If you are experiencing or fear resistance from your employer or the insurance company, you can and should challenge that decision. You can do this by filing a workers’ compensation claim with the Alaska Workers’ Compensation Board within two years of when the injury occurred, or the last date of payment if you have received benefit payments for the injury in the past.
Based in Anchorage but serving injured workers throughout Alaska, Rehbock & Wilson can help guide you through the appeals process. While the initial phase of filling out a workers’ comp claim is fairly easy, the process gets much more complicated once there is a denial. We believe this is by design to benefit the employers and insurance companies, but we have extensive success fighting for workers’ benefits. Call us at 800-477-8574 today.
Common Grounds For A Workers’ Comp Denial
Here is a list of common reasons for a claim to be denied:
- The claim was not reported or filed on time.
- The employer disputes that the injury happened at work.
- The injury was not the result of your accident or the work that you do.
- Stress-related injuries or conditions are hard to prove.
- The injury is not severe enough to merit a claim.
The Process To Appeal Denied Benefits Claim
A denied workers’ compensation claim means the employer decreases its insurance liability and expense. Once you receive that letter stating the denial, it is now crucial to reach out to a lawyer with experience handling workers’ compensation appeals. The attorneys at Rehbock & Wilson can help you determine the best course of action for a successful appeal, regardless of the industry you work in.

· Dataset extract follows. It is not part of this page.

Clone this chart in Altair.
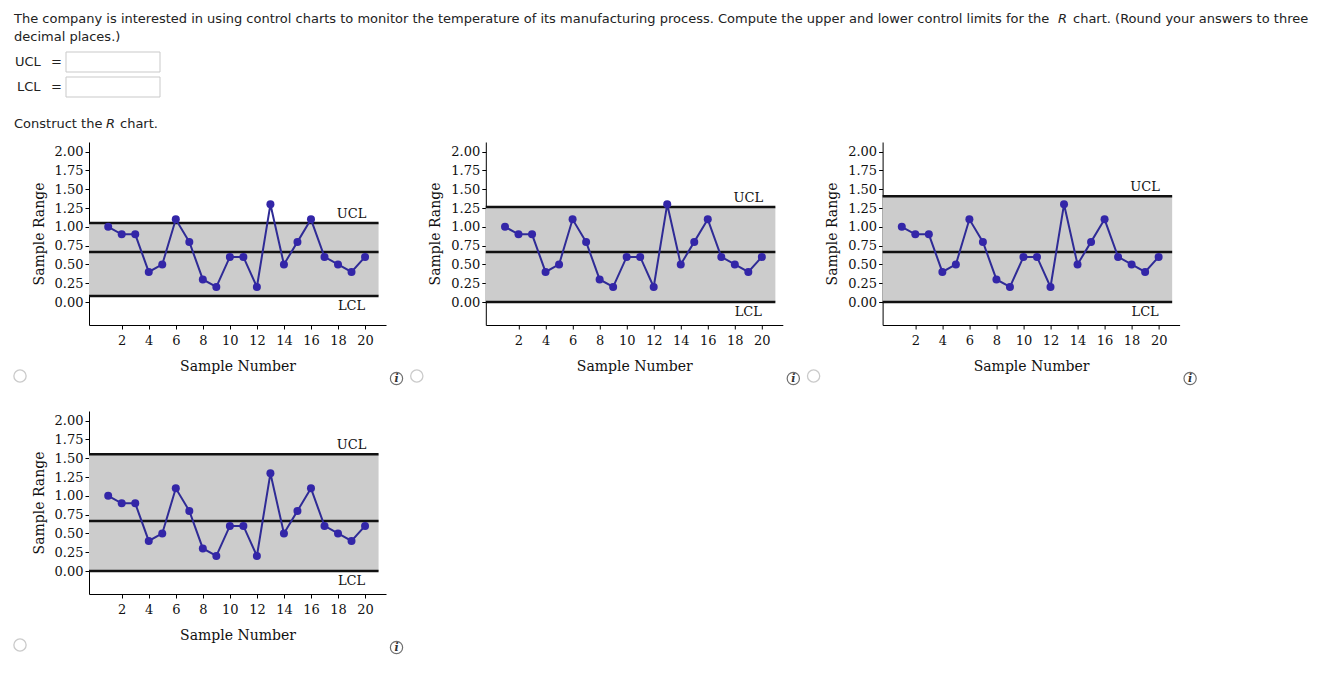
import altair as alt
import pandas as pd

# ---------------- data ----------------
sample_numbers = list(range(1, 21))
sample_ranges = [1.0, 0.9, 0.9, 0.4, 0.5, 1.1, 0.8, 0.3, 0.2, 0.6,
                 0.6, 0.2, 1.3, 0.5, 0.8, 1.1, 0.6, 0.5, 0.4, 0.6]
center_line = 0.665
panel_ucl = [1.05, 1.265, 1.406, 1.555]
panel_lcl = [0.08, 0.0, 0.0, 0.0]
y_tick_values = [0.0, 0.25, 0.5, 0.75, 1.0, 1.25, 1.5, 1.75, 2.0]
x_tick_values = [2, 4, 6, 8, 10, 12, 14, 16, 18, 20]
question_part1 = ("The company is interested in using control charts to monitor the temperature "
                  "of its manufacturing process. Compute the upper and lower control limits for the")
question_part2 = "chart. (Round your answers to three"
question_line2 = "decimal places.)"
construct_part1 = "Construct the"
construct_part2 = "chart."

# ---------------- geometry ----------------
X_DOM = [-0.42, 21.55]
Y_DOM = [-0.306, 2.129]
LINE_END = 21.0
PW, PH = 297, 183
SERIF = "DejaVu Serif"
SANS = "DejaVu Sans"

x_scale = alt.Scale(domain=X_DOM, nice=False, zero=False)
y_scale = alt.Scale(domain=Y_DOM, nice=False, zero=False)
x_axis = alt.Axis(values=x_tick_values, format="d", grid=False, tickSize=4,
                  labelPadding=5, titlePadding=12, domainColor="#000",
                  tickColor="#000", labelColor="#111", titleColor="#111",
                  labelFont=SERIF, titleFont=SERIF, labelFontSize=13,
                  titleFontSize=14, titleFontWeight="normal")
y_axis = alt.Axis(values=y_tick_values, format=".2f", grid=False, tickSize=4,
                  labelPadding=2, titlePadding=8, domainColor="#000",
                  tickColor="#000", labelColor="#111", titleColor="#111",
                  labelFont=SERIF, titleFont=SERIF, labelFontSize=13,
                  titleFontSize=14, titleFontWeight="normal")


def X(field):
    return alt.X(field, type="quantitative", scale=x_scale, axis=x_axis, title="Sample Number")


def Y(field):
    return alt.Y(field, type="quantitative", scale=y_scale, axis=y_axis, title="Sample Range")


one_row = alt.Data(values=[{}])


def panel(ucl, lcl):
    band_df = pd.DataFrame({"x1": [X_DOM[0]], "x2": [LINE_END], "y1": [lcl], "y2": [ucl]})
    band = alt.Chart(band_df).mark_rect(color="#cccccc").encode(
        x=X("x1"), x2="x2", y=Y("y1"), y2="y2")
    lim_df = pd.DataFrame({"x1": [X_DOM[0]] * 3, "x2": [LINE_END] * 3,
                           "y": [ucl, center_line, lcl]})
    rules = alt.Chart(lim_df).mark_rule(color="#111", strokeWidth=2.5).encode(
        x=X("x1"), x2="x2", y=Y("y"))
    pts_df = pd.DataFrame({"n": sample_numbers, "r": sample_ranges})
    line = alt.Chart(pts_df).mark_line(color="#2f2b96", strokeWidth=2).encode(
        x=X("n"), y=Y("r"))
    pts = alt.Chart(pts_df).mark_circle(color="#3326a8", opacity=1, size=64).encode(
        x=X("n"), y=Y("r"))
    ucl_df = pd.DataFrame({"x": [19.0], "y": [ucl], "t": ["UCL"]})
    lcl_df = pd.DataFrame({"x": [19.0], "y": [lcl], "t": ["LCL"]})
    ucl_t = alt.Chart(ucl_df).mark_text(font=SERIF, fontSize=13, color="#111",
                                        dy=-9, baseline="middle").encode(
        x=X("x"), y=Y("y"), text="t:N")
    lcl_t = alt.Chart(lcl_df).mark_text(font=SERIF, fontSize=13, color="#111",
                                        dy=10, baseline="middle").encode(
        x=X("x"), y=Y("y"), text="t:N")
    radio = alt.Chart(one_row).mark_point(shape="circle", size=150, filled=False,
                                          color="#b5b5b5", strokeWidth=1.3).encode(
        x=alt.value(-69), y=alt.value(234))
    info_c = alt.Chart(one_row).mark_point(shape="circle", size=150, filled=False,
                                           color="#333", strokeWidth=1.2).encode(
        x=alt.value(307.5), y=alt.value(236.5))
    info_t = alt.Chart(one_row).mark_text(font=SERIF, fontSize=11, fontStyle="italic",
                                          fontWeight="bold", color="#333",
                                          baseline="middle").encode(
        x=alt.value(307.5), y=alt.value(237), text=alt.value("i"))
    return alt.layer(band, rules, line, pts, ucl_t, lcl_t, radio, info_c, info_t).properties(
        width=PW, height=PH)


# ---------------- header ----------------
OX, OY = 89, 13  # page position of the header origin
HH = 42


def htext(s, px, py, italic=False):
    return alt.Chart(one_row).mark_text(font=SANS, fontSize=13, color="#222", align="left",
                                        baseline="middle",
                                        fontStyle="italic" if italic else "normal").encode(
        x=alt.value(px - OX), y=alt.value(py - OY), text=alt.value(s))


def hbox(px1, py1, px2, py2):
    return alt.Chart(one_row).mark_rect(fill="white", stroke="#c9c9c9", strokeWidth=1).encode(
        x=alt.value(px1 - OX), x2=alt.value(px2 - OX),
        y=alt.value(py1 - OY), y2=alt.value(py2 - OY))


header = alt.layer(
    htext(question_part1, 14, 18),
    htext("R", 1058, 18, italic=True),
    htext(question_part2, 1073, 18),
    htext(question_line2, 14, 36),
    htext("UCL", 15, 61), htext("=", 51, 61), hbox(66, 51, 160, 71),
    htext("LCL", 17, 86), htext("=", 51, 86), hbox(66, 76, 160, 96),
    htext(construct_part1, 14, 123),
    htext("R", 106, 123, italic=True),
    htext(construct_part2, 120, 123),
).properties(width=PW, height=HH)


def blank():
    return alt.Chart(one_row).mark_text().encode(text=alt.value("")).properties(
        width=PW, height=HH)


chart = alt.concat(
    header, blank(), blank(),
    panel(panel_ucl[0], panel_lcl[0]),
    panel(panel_ucl[1], panel_lcl[1]),
    panel(panel_ucl[2], panel_lcl[2]),
    panel(panel_ucl[3], panel_lcl[3]),
    columns=3, spacing={"row": 86, "column": 99.8}, bounds="flush",
).properties(
    padding={"left": 3, "top": 5, "right": 5, "bottom": 5},
    background="white",
).configure_view(strokeWidth=0, stroke=None)

chart.save("out.html", embed_options={"renderer": "svg", "actions": False})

If the two sides are close, mediation or negotiation can be an option to resolve the matter quickly and with less conflict. If the sides choose to continue the appeal before the board, we go through the process with you each step of the way, which may include rules of evidence and civil procedure that will need to be handled in front of a judge. It all begins with a letter to the Workers’ Compensation Board that initiates a formal action against your employer’s insurer.